▼▼▼
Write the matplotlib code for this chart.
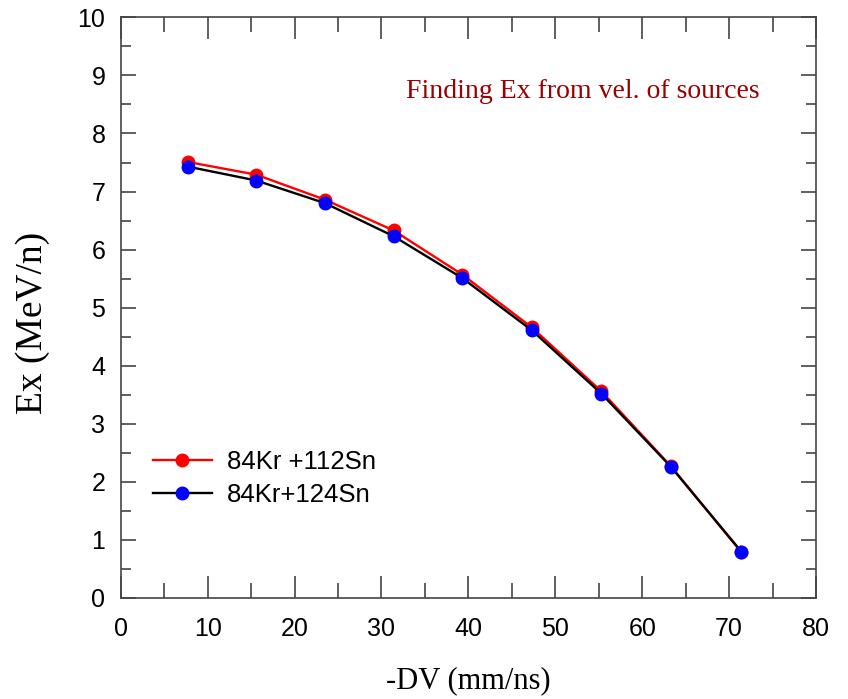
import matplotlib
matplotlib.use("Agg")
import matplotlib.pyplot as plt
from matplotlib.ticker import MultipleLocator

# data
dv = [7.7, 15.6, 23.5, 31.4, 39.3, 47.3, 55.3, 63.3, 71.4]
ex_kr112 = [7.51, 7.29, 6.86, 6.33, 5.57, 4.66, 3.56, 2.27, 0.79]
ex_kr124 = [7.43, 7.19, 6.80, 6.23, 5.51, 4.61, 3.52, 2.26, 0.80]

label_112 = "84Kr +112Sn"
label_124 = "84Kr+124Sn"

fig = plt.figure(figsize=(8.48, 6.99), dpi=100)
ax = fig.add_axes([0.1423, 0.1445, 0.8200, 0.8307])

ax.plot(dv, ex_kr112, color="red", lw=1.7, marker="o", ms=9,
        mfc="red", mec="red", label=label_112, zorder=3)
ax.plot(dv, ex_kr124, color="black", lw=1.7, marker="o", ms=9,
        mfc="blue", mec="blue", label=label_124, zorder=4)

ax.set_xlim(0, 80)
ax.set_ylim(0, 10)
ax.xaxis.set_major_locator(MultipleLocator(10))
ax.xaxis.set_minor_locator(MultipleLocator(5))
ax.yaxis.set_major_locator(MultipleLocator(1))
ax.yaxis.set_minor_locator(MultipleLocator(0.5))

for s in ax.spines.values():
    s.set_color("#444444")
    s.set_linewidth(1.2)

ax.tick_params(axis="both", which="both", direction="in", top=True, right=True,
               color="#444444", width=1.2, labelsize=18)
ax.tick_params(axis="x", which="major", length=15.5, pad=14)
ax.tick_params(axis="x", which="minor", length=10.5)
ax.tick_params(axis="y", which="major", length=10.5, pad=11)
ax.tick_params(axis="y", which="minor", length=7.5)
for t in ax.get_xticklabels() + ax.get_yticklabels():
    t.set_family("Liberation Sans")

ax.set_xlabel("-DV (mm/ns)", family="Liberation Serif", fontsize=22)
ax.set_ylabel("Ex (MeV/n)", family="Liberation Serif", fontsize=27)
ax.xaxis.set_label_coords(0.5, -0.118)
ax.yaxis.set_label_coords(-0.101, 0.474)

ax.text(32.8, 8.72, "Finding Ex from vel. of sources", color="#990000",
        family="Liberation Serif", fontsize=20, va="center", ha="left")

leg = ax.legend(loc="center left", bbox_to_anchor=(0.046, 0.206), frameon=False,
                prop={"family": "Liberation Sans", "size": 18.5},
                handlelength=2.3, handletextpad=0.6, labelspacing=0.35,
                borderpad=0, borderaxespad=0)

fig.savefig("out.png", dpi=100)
▲▲▲
▶ _TASK DIRECTIONS_: Copy out each line word for word, please, skipping the images.

▶ _RESPONSE TO THIS TASK_:
Write the matplotlib code for this chart.
import matplotlib
matplotlib.use("Agg")
import matplotlib.pyplot as plt
from matplotlib.ticker import MultipleLocator

# data
dv = [7.7, 15.6, 23.5, 31.4, 39.3, 47.3, 55.3, 63.3, 71.4]
ex_kr112 = [7.51, 7.29, 6.86, 6.33, 5.57, 4.66, 3.56, 2.27, 0.79]
ex_kr124 = [7.43, 7.19, 6.80, 6.23, 5.51, 4.61, 3.52, 2.26, 0.80]

label_112 = "84Kr +112Sn"
label_124 = "84Kr+124Sn"

fig = plt.figure(figsize=(8.48, 6.99), dpi=100)
ax = fig.add_axes([0.1423, 0.1445, 0.8200, 0.8307])

ax.plot(dv, ex_kr112, color="red", lw=1.7, marker="o", ms=9,
        mfc="red", mec="red", label=label_112, zorder=3)
ax.plot(dv, ex_kr124, color="black", lw=1.7, marker="o", ms=9,
        mfc="blue", mec="blue", label=label_124, zorder=4)

ax.set_xlim(0, 80)
ax.set_ylim(0, 10)
ax.xaxis.set_major_locator(MultipleLocator(10))
ax.xaxis.set_minor_locator(MultipleLocator(5))
ax.yaxis.set_major_locator(MultipleLocator(1))
ax.yaxis.set_minor_locator(MultipleLocator(0.5))

for s in ax.spines.values():
    s.set_color("#444444")
    s.set_linewidth(1.2)

ax.tick_params(axis="both", which="both", direction="in", top=True, right=True,
               color="#444444", width=1.2, labelsize=18)
ax.tick_params(axis="x", which="major", length=15.5, pad=14)
ax.tick_params(axis="x", which="minor", length=10.5)
ax.tick_params(axis="y", which="major", length=10.5, pad=11)
ax.tick_params(axis="y", which="minor", length=7.5)
for t in ax.get_xticklabels() + ax.get_yticklabels():
    t.set_family("Liberation Sans")

ax.set_xlabel("-DV (mm/ns)", family="Liberation Serif", fontsize=22)
ax.set_ylabel("Ex (MeV/n)", family="Liberation Serif", fontsize=27)
ax.xaxis.set_label_coords(0.5, -0.118)
ax.yaxis.set_label_coords(-0.101, 0.474)

ax.text(32.8, 8.72, "Finding Ex from vel. of sources", color="#990000",
        family="Liberation Serif", fontsize=20, va="center", ha="left")

leg = ax.legend(loc="center left", bbox_to_anchor=(0.046, 0.206), frameon=False,
                prop={"family": "Liberation Sans", "size": 18.5},
                handlelength=2.3, handletextpad=0.6, labelspacing=0.35,
                borderpad=0, borderaxespad=0)

fig.savefig("out.png", dpi=100)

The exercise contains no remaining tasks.